PBS Job Id: 26 Job Name: myJOB Exec host: comp028/38+comp028/37+comp028/36+comp028/35+comp028/34+comp028/33+comp028/32+comp028/31+comp028/30+comp028/29+comp028/28+comp028/27+comp028/10+comp028/9+comp028/8 An error has occurred processing your job, see below. Post job file processing error; job 26 on host comp028/38+comp028/37+comp028/36+comp028/35+comp028/34+comp028/33+comp028/32+comp028/31+comp028/30+comp028/29+comp028/28+comp028/27+comp028/10+comp028/9+comp028/8 Unable to copy file /var/spool/torque/spool/26.OU to username@launch:/export/home/username/out *** error from copy Permission denied (publickey,keyboard-interactive). lost connection *** end error output Output retained on that host in: /var/spool/torque/undelivered/26.OU Unable to copy file /var/spool/torque/spool/26.ER to username@launch:/export/home/username/err *** error from copy Permission denied (publickey,keyboard-interactive). lost connection *** end error output Output retained on that host in: /var/spool/torque/undelivered/26.ER
To fix this, create a set of SSH keys.
$ ssh-keygen -t dsa
Accept all defaults, they're fine.
Then, have your own account trust your own keys. This will allow you to SSH from yourself to yourself without a password, no matter which node you're on.
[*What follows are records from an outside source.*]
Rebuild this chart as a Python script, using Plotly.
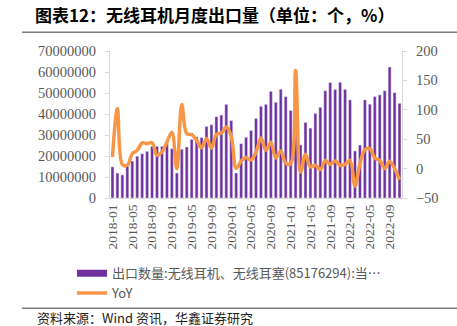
import plotly.graph_objects as go

months = [f"{y}-{m:02d}" for y in range(2018, 2023) for m in range(1, 13)][:59]

exports = [14.8, 11.9, 11.0, 15.1, 17.6, 19.9, 21.1, 22.2, 24.6, 24.6, 24.6, 25.9,
           23.5, 11.9, 23.2, 24.3, 27.9, 29.1, 28.8, 34.1, 34.9, 38.7, 39.5, 44.6,
           36.9, 11.9, 25.9, 28.9, 32.2, 37.9, 43.7, 44.6, 50.8, 45.6, 51.8, 48.3,
           41.7, 32.2, 25.3, 36.0, 33.3, 40.3, 43.2, 51.1, 55.0, 51.7, 55.1, 51.7,
           46.7, 22.4, 25.2, 46.7, 44.7, 48.3, 49.1, 51.1, 62.4, 50.2, 45.1]
exports = [v * 1e6 for v in exports]

yoy = [19.7, 102, 7.3, 5.6, 25.5, 31, 43.6, 42.5, 44, 22.6, 28.3, 45,
       62, 0, 109, 59.5, 57.8, 48, 35.7, 51, 35, 58.3, 60.6, 70.8,
       55, 0.5, 13, 19, 14.5, 28, 52, 31, 45, 18, 30, 9.5,
       8.5, 167, -5.8, 24.3, 2.7, 5.6, -1.7, 14, 7.3, 13, 5.6, 7.3,
       14, -30, 8.5, 32, 34, 18, 14, 0, 12.4, 0, -19]

tick_labels = months[::4]
bar_name = "出口数量:无线耳机、无线耳塞(85176294):当…"
line_name = "YoY"

PURPLE = "#7030A0"
ORANGE = "#F79646"
GRAY = "#595959"
AXIS = "#D9D9D9"

fig = go.Figure()
fig.add_trace(go.Bar(x=months, y=exports, marker_color=PURPLE, showlegend=False,
                     name=bar_name))
fig.add_trace(go.Scatter(x=[None], y=[None], mode="lines", name=bar_name,
                         line=dict(color=PURPLE, width=7)))
fig.add_trace(go.Scatter(x=months, y=yoy, mode="lines", name=line_name, yaxis="y2",
                         line=dict(color=ORANGE, width=3.5, shape="spline", smoothing=1)))

serif = "Liberation Serif"
fig.update_layout(
    width=457, height=326, autosize=False,
    margin=dict(l=110, r=55, t=51, b=128, pad=0),
    paper_bgcolor="white", plot_bgcolor="white",
    bargap=0.4,
    xaxis=dict(type="category", tickmode="array", tickvals=tick_labels, ticktext=tick_labels,
               tickangle=-90, showgrid=False, showline=True, linecolor=AXIS, linewidth=1,
               ticks="", tickfont=dict(family=serif, size=13.5, color=GRAY),
               range=[-0.5, 58.5]),
    yaxis=dict(range=[0, 70e6], dtick=10e6, tickformat="d", showgrid=False, zeroline=False,
               showline=True, linecolor=AXIS, ticks="outside", ticklen=4, tickcolor=AXIS,
               tickfont=dict(family=serif, size=14.5, color=GRAY), ticklabelstandoff=6),
    yaxis2=dict(range=[-50, 200], dtick=50, overlaying="y", side="right", showgrid=False,
                zeroline=False, showline=True, linecolor=AXIS, ticks="outside", ticklen=4,
                tickcolor=AXIS, tickfont=dict(family=serif, size=14.5, color=GRAY),
                ticklabelstandoff=6),
    legend=dict(x=-0.13, y=-0.41, xanchor="left", yanchor="top", orientation="v",
                font=dict(family="Noto Sans CJK SC", size=13, color=GRAY),
                bgcolor="rgba(0,0,0,0)", tracegroupgap=0),
    title=dict(text="<b>图表12：无线耳机月度出口量（单位：个，%）</b>", xref="container",
               yref="container", x=35/457, y=1-16/326, xanchor="left", yanchor="middle",
               font=dict(family="Noto Sans CJK SC", size=17, color="black")),
    annotations=[dict(text="资料来源：Wind 资讯，华鑫证券研究", xref="paper", yref="paper",
                      x=(35-110)/292, y=(197.7-317.5)/147, xanchor="left", yanchor="middle",
                      showarrow=False,
                      font=dict(family="Noto Sans CJK SC", size=13, color="#222222"))],
    shapes=[dict(type="line", xref="paper", yref="paper", x0=(22-110)/292, x1=(457-110)/292,
                 y0=(197.7-32)/147, y1=(197.7-32)/147, line=dict(color="#7F7F7F", width=1.5)),
            dict(type="line", xref="paper", yref="paper", x0=(22-110)/292, x1=(457-110)/292,
                 y0=(197.7-308)/147, y1=(197.7-308)/147, line=dict(color="#7F7F7F", width=1.5))],
)

fig.write_html("out.html")
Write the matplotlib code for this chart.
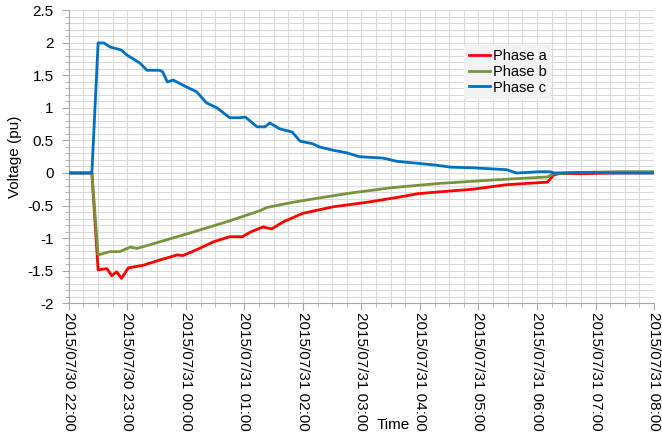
import numpy as np
import pandas as pd
import matplotlib
matplotlib.use("Agg")
import matplotlib.pyplot as plt
import matplotlib.dates as mdates
from matplotlib.ticker import MultipleLocator

plt.rcParams['font.family'] = ['Liberation Sans', 'DejaVu Sans']

start = pd.Timestamp('2015-07-30 22:00')

# minutes after 22:00 and per-unit voltage of each phase
min_a = [0, 23.6, 30, 39, 44, 49, 54, 61, 76, 93, 111, 117, 134, 148, 165, 178, 186,
         199, 208, 220, 240, 271, 306, 339, 357, 380, 414, 449, 491, 497, 503, 530, 560, 600]
phase_a = [0, 0, -1.49, -1.47, -1.58, -1.52, -1.62, -1.46, -1.42, -1.34, -1.26, -1.27,
           -1.16, -1.06, -0.98, -0.98, -0.91, -0.83, -0.86, -0.75, -0.62, -0.52, -0.45,
           -0.37, -0.32, -0.29, -0.25, -0.18, -0.14, -0.03, -0.01, -0.01, 0.0, 0.0]

min_b = [0, 23.6, 30, 42, 52, 63, 70, 93, 127, 162, 178, 196, 203, 230, 254, 288, 329,
         350, 380, 391, 432, 491, 497, 530, 560, 600]
phase_b = [0, 0, -1.26, -1.21, -1.21, -1.14, -1.16, -1.06, -0.91, -0.75, -0.67, -0.58,
           -0.53, -0.45, -0.39, -0.31, -0.23, -0.20, -0.16, -0.15, -0.11, -0.06, -0.01,
           0.01, 0.02, 0.02]

min_c = [0, 23.6, 30, 36, 42, 54, 59, 73, 80, 93, 96, 101, 107, 121, 131, 141, 152, 165,
         175, 181, 193, 201, 206, 216, 229, 237, 250, 257, 271, 285, 298, 322, 336, 357,
         377, 391, 414, 449, 459, 483, 493, 498, 530, 560, 600]
phase_c = [0, 0, 2.0, 2.0, 1.94, 1.89, 1.82, 1.69, 1.58, 1.58, 1.56, 1.40, 1.43, 1.32,
           1.25, 1.08, 1.0, 0.85, 0.85, 0.86, 0.71, 0.71, 0.77, 0.68, 0.63, 0.49, 0.45,
           0.40, 0.35, 0.31, 0.25, 0.23, 0.18, 0.15, 0.12, 0.09, 0.08, 0.05, 0.0, 0.02,
           0.02, 0.0, 0.01, 0.0, 0.0]


def to_time(mins):
    return start + pd.to_timedelta(mins, unit='min')


fig = plt.figure(figsize=(6.62, 4.36), dpi=100)
ax = fig.add_axes([0.104, 0.305, 0.884, 0.671])

ax.plot(to_time(min_a), phase_a, color='#ff0000', lw=2.0, label='Phase a', zorder=3)
ax.plot(to_time(min_b), phase_b, color='#77933c', lw=2.0, label='Phase b', zorder=3)
ax.plot(to_time(min_c), phase_c, color='#0070c0', lw=2.0, label='Phase c', zorder=4)

ax.set_xlim(start, start + pd.Timedelta(hours=10))
ax.set_ylim(-2, 2.5)
ax.xaxis.set_major_locator(mdates.HourLocator())
ax.xaxis.set_minor_locator(mdates.MinuteLocator(byminute=[15, 30, 45]))
ax.xaxis.set_major_formatter(mdates.DateFormatter('%Y/%m/%d %H:%M'))
ax.yaxis.set_major_locator(MultipleLocator(0.5))
ax.yaxis.set_minor_locator(MultipleLocator(0.1))
ax.yaxis.set_major_formatter(matplotlib.ticker.FuncFormatter(lambda v, p: '%g' % v))

ax.grid(which='both', color='#d9d9d9', lw=0.8)
ax.set_axisbelow(True)
for s in ['top', 'right']:
    ax.spines[s].set_visible(False)
for s in ['left', 'bottom']:
    ax.spines[s].set_color('#a6a6a6')
ax.tick_params(which='both', direction='out', color='#a6a6a6', labelsize=11)
ax.tick_params(which='major', length=5)
ax.tick_params(which='minor', length=3)
ax.tick_params(axis='x', which='major', pad=1.5)
ax.tick_params(axis='y', which='major', pad=6)
plt.setp(ax.get_xticklabels(), rotation=270, ha='center', va='top')

ax.set_ylabel('Voltage (pu)', fontsize=11, labelpad=4)
fig.text(393 / 662, 1 - 425 / 436, 'Time', fontsize=11, ha='center', va='center')

leg = ax.legend(loc='upper left', bbox_to_anchor=(0.663, 0.908), frameon=True,
                fontsize=10.5, handlelength=1.5, labelspacing=0.12, borderpad=0.3,
                handletextpad=0.15, fancybox=False)
leg.get_frame().set_facecolor('#f2f2f2')
leg.get_frame().set_edgecolor('none')
leg.get_frame().set_alpha(1)

fig.savefig('out.png', dpi=100)
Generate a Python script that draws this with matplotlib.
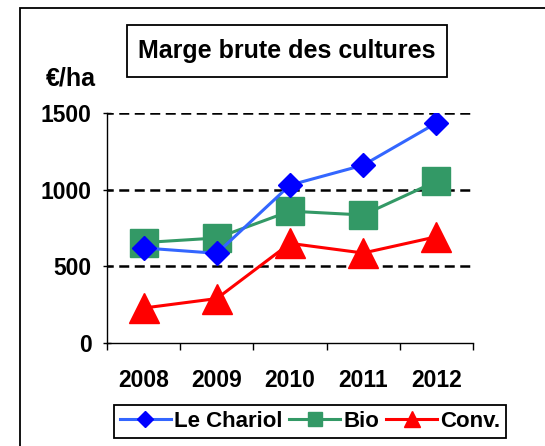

$ cat ~/.ssh/id_dsa.pub > ~/.ssh/authorized_keys
Each machine you then want to SSH to without a password then has to be added to the ~/.ssh/known_hosts file by connecting to it manually.
$ ssh launch $ ssh launch.hpc
Submit script format
Files created on Windows machines usually contain unprintable end-of-line characters which may be misinterpreted by Linux command interpreters (shells). If your submit script is Windows formatted, you will get the following error when trying to submit it:
qsub: script is written in DOS/Windows text format
or this error when it tries to execute:
/bin/bash^M: bad interpreter: No such file or directory
If this happens, there is a utility called dos2unix that you can use to convert the text file from DOS/Windows formatting to Linux formatting.
$ dos2unix myscript.sub dos2unix: converting file myscript.sub to UNIX format ...